**** DATA EXTRACT ****

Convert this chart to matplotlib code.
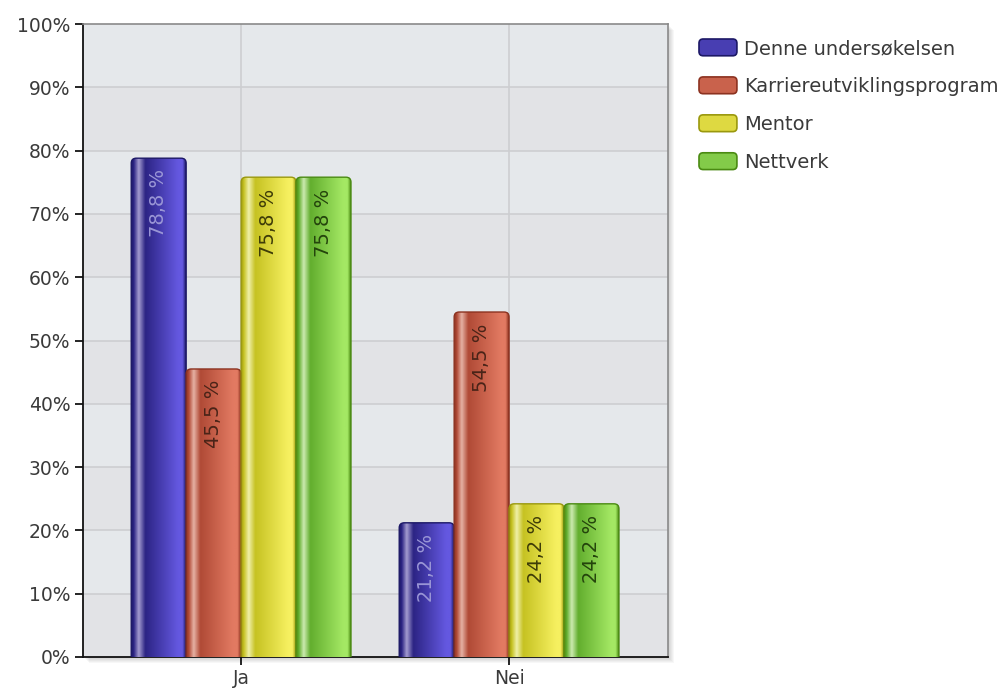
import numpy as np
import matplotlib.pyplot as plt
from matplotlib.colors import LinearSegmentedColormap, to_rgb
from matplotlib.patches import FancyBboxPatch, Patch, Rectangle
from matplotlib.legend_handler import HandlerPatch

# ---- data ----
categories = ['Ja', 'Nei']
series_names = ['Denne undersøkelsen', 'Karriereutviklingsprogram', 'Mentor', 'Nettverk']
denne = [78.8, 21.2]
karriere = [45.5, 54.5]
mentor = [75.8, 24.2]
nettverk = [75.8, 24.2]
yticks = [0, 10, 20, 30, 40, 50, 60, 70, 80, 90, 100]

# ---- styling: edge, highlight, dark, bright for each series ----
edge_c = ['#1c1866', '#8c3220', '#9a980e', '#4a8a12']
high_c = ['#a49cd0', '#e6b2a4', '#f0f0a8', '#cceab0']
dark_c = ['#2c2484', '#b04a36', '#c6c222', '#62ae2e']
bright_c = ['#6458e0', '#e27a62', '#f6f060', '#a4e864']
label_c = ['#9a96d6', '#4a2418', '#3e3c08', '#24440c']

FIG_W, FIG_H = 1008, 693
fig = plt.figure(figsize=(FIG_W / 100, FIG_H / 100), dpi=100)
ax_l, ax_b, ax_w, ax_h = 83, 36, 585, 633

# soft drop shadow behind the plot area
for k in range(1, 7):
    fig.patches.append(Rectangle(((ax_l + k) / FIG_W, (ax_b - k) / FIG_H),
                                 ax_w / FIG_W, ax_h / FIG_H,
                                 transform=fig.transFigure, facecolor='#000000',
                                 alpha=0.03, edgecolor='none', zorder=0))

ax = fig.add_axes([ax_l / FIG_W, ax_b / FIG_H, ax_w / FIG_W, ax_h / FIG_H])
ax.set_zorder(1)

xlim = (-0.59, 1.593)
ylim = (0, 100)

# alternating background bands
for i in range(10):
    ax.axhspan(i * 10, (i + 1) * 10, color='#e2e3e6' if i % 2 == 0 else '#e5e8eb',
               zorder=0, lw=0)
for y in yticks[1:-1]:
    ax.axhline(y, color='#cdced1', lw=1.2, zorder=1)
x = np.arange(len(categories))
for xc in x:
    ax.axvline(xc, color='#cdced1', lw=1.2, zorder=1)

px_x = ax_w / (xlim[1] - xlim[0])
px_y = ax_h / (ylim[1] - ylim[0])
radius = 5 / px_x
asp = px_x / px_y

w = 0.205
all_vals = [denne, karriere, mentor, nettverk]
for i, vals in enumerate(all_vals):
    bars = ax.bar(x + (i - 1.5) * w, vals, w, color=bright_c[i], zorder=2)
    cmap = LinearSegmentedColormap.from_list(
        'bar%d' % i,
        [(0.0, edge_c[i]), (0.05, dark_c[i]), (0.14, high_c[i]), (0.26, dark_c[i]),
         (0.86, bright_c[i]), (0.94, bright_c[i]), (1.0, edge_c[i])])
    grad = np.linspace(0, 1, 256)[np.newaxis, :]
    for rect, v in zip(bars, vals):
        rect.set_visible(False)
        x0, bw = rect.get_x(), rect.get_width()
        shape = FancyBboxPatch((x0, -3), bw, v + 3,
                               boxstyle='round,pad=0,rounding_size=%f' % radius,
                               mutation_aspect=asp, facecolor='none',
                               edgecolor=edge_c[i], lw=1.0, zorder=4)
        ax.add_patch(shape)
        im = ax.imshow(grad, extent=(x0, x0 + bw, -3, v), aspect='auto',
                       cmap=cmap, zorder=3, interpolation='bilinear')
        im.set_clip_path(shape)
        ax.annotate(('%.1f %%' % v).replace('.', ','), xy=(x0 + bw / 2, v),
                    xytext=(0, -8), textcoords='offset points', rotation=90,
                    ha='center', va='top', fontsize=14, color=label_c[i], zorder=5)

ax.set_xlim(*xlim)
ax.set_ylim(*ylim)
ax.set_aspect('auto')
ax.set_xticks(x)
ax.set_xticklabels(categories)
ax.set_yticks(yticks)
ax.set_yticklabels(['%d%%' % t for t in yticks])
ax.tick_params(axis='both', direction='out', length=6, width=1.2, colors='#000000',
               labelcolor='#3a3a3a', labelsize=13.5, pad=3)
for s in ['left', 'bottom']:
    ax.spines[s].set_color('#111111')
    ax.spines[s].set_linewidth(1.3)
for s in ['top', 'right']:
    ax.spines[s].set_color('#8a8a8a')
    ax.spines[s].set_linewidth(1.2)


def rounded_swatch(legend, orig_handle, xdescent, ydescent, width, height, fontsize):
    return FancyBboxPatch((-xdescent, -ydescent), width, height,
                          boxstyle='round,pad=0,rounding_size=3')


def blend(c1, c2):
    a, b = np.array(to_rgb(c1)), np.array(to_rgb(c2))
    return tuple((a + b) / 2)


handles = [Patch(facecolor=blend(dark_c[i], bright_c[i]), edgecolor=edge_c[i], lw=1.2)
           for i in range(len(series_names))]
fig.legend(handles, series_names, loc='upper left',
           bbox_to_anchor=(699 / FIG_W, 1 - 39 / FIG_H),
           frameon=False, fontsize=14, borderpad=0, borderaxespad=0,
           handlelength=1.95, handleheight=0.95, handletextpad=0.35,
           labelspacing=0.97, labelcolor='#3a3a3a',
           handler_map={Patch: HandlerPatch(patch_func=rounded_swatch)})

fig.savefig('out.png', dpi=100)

****

Go from the first line of the listing to the line holding "80, 90, 100]" and, please, transcribe those lines exactly, both included, with no pictures.

Convert this chart to matplotlib code.
import numpy as np
import matplotlib.pyplot as plt
from matplotlib.colors import LinearSegmentedColormap, to_rgb
from matplotlib.patches import FancyBboxPatch, Patch, Rectangle
from matplotlib.legend_handler import HandlerPatch

# ---- data ----
categories = ['Ja', 'Nei']
series_names = ['Denne undersøkelsen', 'Karriereutviklingsprogram', 'Mentor', 'Nettverk']
denne = [78.8, 21.2]
karriere = [45.5, 54.5]
mentor = [75.8, 24.2]
nettverk = [75.8, 24.2]
yticks = [0, 10, 20, 30, 40, 50, 60, 70, 80, 90, 100]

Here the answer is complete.